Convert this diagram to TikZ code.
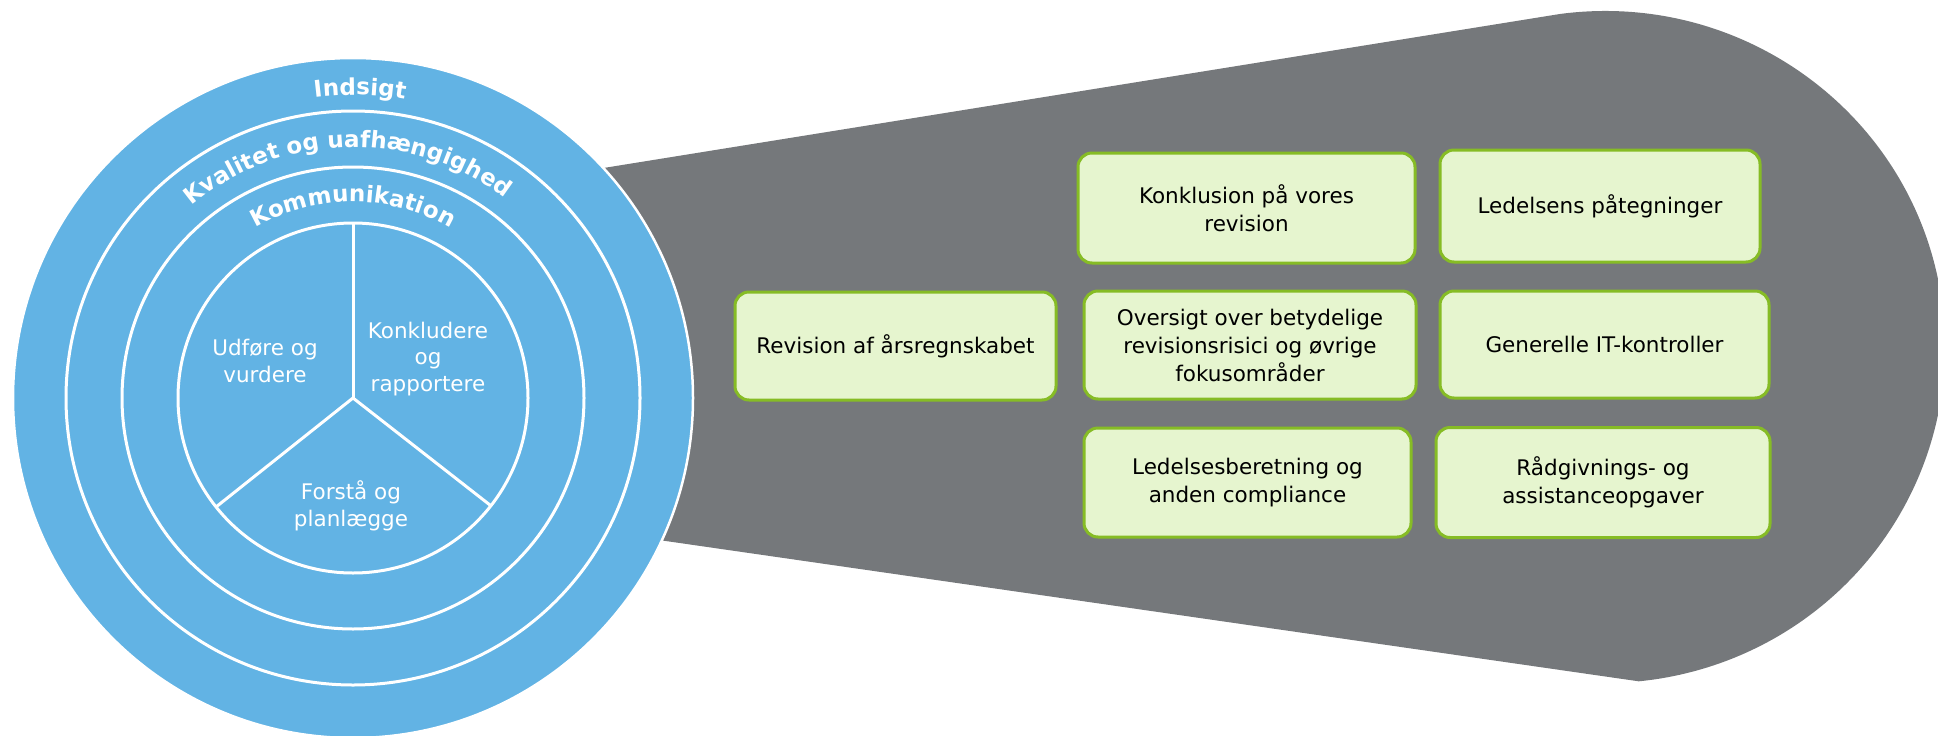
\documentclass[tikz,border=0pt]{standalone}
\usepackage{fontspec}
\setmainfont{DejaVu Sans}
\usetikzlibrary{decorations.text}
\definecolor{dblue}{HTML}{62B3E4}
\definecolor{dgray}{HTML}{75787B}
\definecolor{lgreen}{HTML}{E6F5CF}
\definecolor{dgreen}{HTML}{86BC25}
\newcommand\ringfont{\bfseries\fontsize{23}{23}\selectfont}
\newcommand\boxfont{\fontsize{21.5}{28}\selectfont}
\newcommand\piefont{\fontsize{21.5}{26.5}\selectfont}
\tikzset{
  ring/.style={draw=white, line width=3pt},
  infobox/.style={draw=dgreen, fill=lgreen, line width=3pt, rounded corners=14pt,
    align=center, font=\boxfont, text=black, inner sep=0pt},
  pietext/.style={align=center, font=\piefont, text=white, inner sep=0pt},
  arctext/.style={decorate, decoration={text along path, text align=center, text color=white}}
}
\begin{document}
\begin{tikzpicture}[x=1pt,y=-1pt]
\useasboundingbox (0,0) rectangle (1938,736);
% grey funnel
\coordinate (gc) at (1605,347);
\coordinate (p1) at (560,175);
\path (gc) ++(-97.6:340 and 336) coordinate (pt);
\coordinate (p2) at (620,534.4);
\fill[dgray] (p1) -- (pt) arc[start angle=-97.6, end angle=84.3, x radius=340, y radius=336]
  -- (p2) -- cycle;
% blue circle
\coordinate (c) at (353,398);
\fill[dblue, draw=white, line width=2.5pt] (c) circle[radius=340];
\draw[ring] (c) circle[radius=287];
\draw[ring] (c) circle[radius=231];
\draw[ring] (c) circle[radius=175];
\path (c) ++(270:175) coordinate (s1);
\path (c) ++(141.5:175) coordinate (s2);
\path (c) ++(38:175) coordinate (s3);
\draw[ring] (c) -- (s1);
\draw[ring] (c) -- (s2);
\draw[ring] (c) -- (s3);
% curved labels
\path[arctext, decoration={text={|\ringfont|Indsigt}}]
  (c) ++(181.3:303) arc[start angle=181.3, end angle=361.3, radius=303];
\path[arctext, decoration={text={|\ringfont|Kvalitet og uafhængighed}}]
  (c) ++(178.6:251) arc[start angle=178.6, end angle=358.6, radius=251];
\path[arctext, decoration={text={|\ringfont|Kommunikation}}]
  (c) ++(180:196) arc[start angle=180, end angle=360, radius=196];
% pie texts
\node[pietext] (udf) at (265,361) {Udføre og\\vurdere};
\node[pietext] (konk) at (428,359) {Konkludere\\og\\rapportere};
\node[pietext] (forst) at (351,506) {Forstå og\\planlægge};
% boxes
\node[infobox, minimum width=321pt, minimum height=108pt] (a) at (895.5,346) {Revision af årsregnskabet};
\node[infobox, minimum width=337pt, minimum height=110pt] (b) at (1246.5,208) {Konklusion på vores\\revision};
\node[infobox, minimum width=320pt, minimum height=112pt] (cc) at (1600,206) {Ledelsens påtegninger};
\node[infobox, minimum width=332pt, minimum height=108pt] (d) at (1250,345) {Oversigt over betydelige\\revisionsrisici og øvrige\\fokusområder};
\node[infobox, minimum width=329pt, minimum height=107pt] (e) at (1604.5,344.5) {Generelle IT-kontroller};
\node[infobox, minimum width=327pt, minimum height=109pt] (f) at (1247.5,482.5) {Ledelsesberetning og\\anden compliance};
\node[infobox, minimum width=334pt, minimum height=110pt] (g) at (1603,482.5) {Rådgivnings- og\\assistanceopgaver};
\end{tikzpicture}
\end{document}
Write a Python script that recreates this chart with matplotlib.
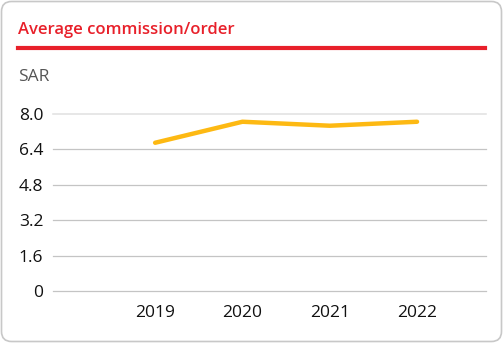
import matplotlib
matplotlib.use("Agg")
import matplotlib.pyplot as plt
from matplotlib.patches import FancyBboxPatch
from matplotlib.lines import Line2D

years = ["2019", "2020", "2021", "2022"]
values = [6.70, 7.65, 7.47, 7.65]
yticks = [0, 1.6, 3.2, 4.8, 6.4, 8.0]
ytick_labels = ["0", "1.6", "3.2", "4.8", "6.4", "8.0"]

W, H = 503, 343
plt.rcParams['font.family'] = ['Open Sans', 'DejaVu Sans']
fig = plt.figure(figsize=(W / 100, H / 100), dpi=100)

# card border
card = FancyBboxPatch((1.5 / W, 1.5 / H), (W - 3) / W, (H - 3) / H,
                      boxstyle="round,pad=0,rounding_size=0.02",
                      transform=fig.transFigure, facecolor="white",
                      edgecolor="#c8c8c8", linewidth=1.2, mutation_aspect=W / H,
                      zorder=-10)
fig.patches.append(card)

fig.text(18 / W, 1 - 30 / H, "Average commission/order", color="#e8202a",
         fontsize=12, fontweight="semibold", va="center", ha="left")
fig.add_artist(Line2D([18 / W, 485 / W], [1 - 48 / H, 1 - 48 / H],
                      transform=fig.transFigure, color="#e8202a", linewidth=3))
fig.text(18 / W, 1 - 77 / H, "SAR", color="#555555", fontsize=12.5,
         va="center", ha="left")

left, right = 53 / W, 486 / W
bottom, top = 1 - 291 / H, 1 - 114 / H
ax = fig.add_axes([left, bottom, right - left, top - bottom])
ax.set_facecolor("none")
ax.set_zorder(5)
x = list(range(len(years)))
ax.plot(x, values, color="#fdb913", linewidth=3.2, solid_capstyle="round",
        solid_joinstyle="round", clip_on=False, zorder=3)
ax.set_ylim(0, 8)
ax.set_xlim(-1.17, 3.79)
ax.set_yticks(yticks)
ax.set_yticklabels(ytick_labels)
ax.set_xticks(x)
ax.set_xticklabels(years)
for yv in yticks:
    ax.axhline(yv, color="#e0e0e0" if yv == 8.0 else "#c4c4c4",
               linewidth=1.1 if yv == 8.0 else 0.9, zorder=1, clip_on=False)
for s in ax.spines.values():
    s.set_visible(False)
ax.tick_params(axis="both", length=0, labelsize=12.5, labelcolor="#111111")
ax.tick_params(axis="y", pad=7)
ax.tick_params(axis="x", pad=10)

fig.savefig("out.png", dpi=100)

SHORT PROBLEM: Go through the data above and transcribe it in full, omitting any image.

FULL OUTPUT:
Convert this diagram to TikZ code.
\documentclass[tikz,border=0pt]{standalone}
\usepackage{fontspec}
\setmainfont{DejaVu Sans}
\usetikzlibrary{decorations.text}
\definecolor{dblue}{HTML}{62B3E4}
\definecolor{dgray}{HTML}{75787B}
\definecolor{lgreen}{HTML}{E6F5CF}
\definecolor{dgreen}{HTML}{86BC25}
\newcommand\ringfont{\bfseries\fontsize{23}{23}\selectfont}
\newcommand\boxfont{\fontsize{21.5}{28}\selectfont}
\newcommand\piefont{\fontsize{21.5}{26.5}\selectfont}
\tikzset{
  ring/.style={draw=white, line width=3pt},
  infobox/.style={draw=dgreen, fill=lgreen, line width=3pt, rounded corners=14pt,
    align=center, font=\boxfont, text=black, inner sep=0pt},
  pietext/.style={align=center, font=\piefont, text=white, inner sep=0pt},
  arctext/.style={decorate, decoration={text along path, text align=center, text color=white}}
}
\begin{document}
\begin{tikzpicture}[x=1pt,y=-1pt]
\useasboundingbox (0,0) rectangle (1938,736);
% grey funnel
\coordinate (gc) at (1605,347);
\coordinate (p1) at (560,175);
\path (gc) ++(-97.6:340 and 336) coordinate (pt);
\coordinate (p2) at (620,534.4);
\fill[dgray] (p1) -- (pt) arc[start angle=-97.6, end angle=84.3, x radius=340, y radius=336]
  -- (p2) -- cycle;
% blue circle
\coordinate (c) at (353,398);
\fill[dblue, draw=white, line width=2.5pt] (c) circle[radius=340];
\draw[ring] (c) circle[radius=287];
\draw[ring] (c) circle[radius=231];
\draw[ring] (c) circle[radius=175];
\path (c) ++(270:175) coordinate (s1);
\path (c) ++(141.5:175) coordinate (s2);
\path (c) ++(38:175) coordinate (s3);
\draw[ring] (c) -- (s1);
\draw[ring] (c) -- (s2);
\draw[ring] (c) -- (s3);
% curved labels
\path[arctext, decoration={text={|\ringfont|Indsigt}}]
  (c) ++(181.3:303) arc[start angle=181.3, end angle=361.3, radius=303];
\path[arctext, decoration={text={|\ringfont|Kvalitet og uafhængighed}}]
  (c) ++(178.6:251) arc[start angle=178.6, end angle=358.6, radius=251];
\path[arctext, decoration={text={|\ringfont|Kommunikation}}]
  (c) ++(180:196) arc[start angle=180, end angle=360, radius=196];
% pie texts
\node[pietext] (udf) at (265,361) {Udføre og\\vurdere};
\node[pietext] (konk) at (428,359) {Konkludere\\og\\rapportere};
\node[pietext] (forst) at (351,506) {Forstå og\\planlægge};
% boxes
\node[infobox, minimum width=321pt, minimum height=108pt] (a) at (895.5,346) {Revision af årsregnskabet};
\node[infobox, minimum width=337pt, minimum height=110pt] (b) at (1246.5,208) {Konklusion på vores\\revision};
\node[infobox, minimum width=320pt, minimum height=112pt] (cc) at (1600,206) {Ledelsens påtegninger};
\node[infobox, minimum width=332pt, minimum height=108pt] (d) at (1250,345) {Oversigt over betydelige\\revisionsrisici og øvrige\\fokusområder};
\node[infobox, minimum width=329pt, minimum height=107pt] (e) at (1604.5,344.5) {Generelle IT-kontroller};
\node[infobox, minimum width=327pt, minimum height=109pt] (f) at (1247.5,482.5) {Ledelsesberetning og\\anden compliance};
\node[infobox, minimum width=334pt, minimum height=110pt] (g) at (1603,482.5) {Rådgivnings- og\\assistanceopgaver};
\end{tikzpicture}
\end{document}
Write a Python script that recreates this chart with matplotlib.
import matplotlib
matplotlib.use("Agg")
import matplotlib.pyplot as plt
from matplotlib.patches import FancyBboxPatch
from matplotlib.lines import Line2D

years = ["2019", "2020", "2021", "2022"]
values = [6.70, 7.65, 7.47, 7.65]
yticks = [0, 1.6, 3.2, 4.8, 6.4, 8.0]
ytick_labels = ["0", "1.6", "3.2", "4.8", "6.4", "8.0"]

W, H = 503, 343
plt.rcParams['font.family'] = ['Open Sans', 'DejaVu Sans']
fig = plt.figure(figsize=(W / 100, H / 100), dpi=100)

# card border
card = FancyBboxPatch((1.5 / W, 1.5 / H), (W - 3) / W, (H - 3) / H,
                      boxstyle="round,pad=0,rounding_size=0.02",
                      transform=fig.transFigure, facecolor="white",
                      edgecolor="#c8c8c8", linewidth=1.2, mutation_aspect=W / H,
                      zorder=-10)
fig.patches.append(card)

fig.text(18 / W, 1 - 30 / H, "Average commission/order", color="#e8202a",
         fontsize=12, fontweight="semibold", va="center", ha="left")
fig.add_artist(Line2D([18 / W, 485 / W], [1 - 48 / H, 1 - 48 / H],
                      transform=fig.transFigure, color="#e8202a", linewidth=3))
fig.text(18 / W, 1 - 77 / H, "SAR", color="#555555", fontsize=12.5,
         va="center", ha="left")

left, right = 53 / W, 486 / W
bottom, top = 1 - 291 / H, 1 - 114 / H
ax = fig.add_axes([left, bottom, right - left, top - bottom])
ax.set_facecolor("none")
ax.set_zorder(5)
x = list(range(len(years)))
ax.plot(x, values, color="#fdb913", linewidth=3.2, solid_capstyle="round",
        solid_joinstyle="round", clip_on=False, zorder=3)
ax.set_ylim(0, 8)
ax.set_xlim(-1.17, 3.79)
ax.set_yticks(yticks)
ax.set_yticklabels(ytick_labels)
ax.set_xticks(x)
ax.set_xticklabels(years)
for yv in yticks:
    ax.axhline(yv, color="#e0e0e0" if yv == 8.0 else "#c4c4c4",
               linewidth=1.1 if yv == 8.0 else 0.9, zorder=1, clip_on=False)
for s in ax.spines.values():
    s.set_visible(False)
ax.tick_params(axis="both", length=0, labelsize=12.5, labelcolor="#111111")
ax.tick_params(axis="y", pad=7)
ax.tick_params(axis="x", pad=10)

fig.savefig("out.png", dpi=100)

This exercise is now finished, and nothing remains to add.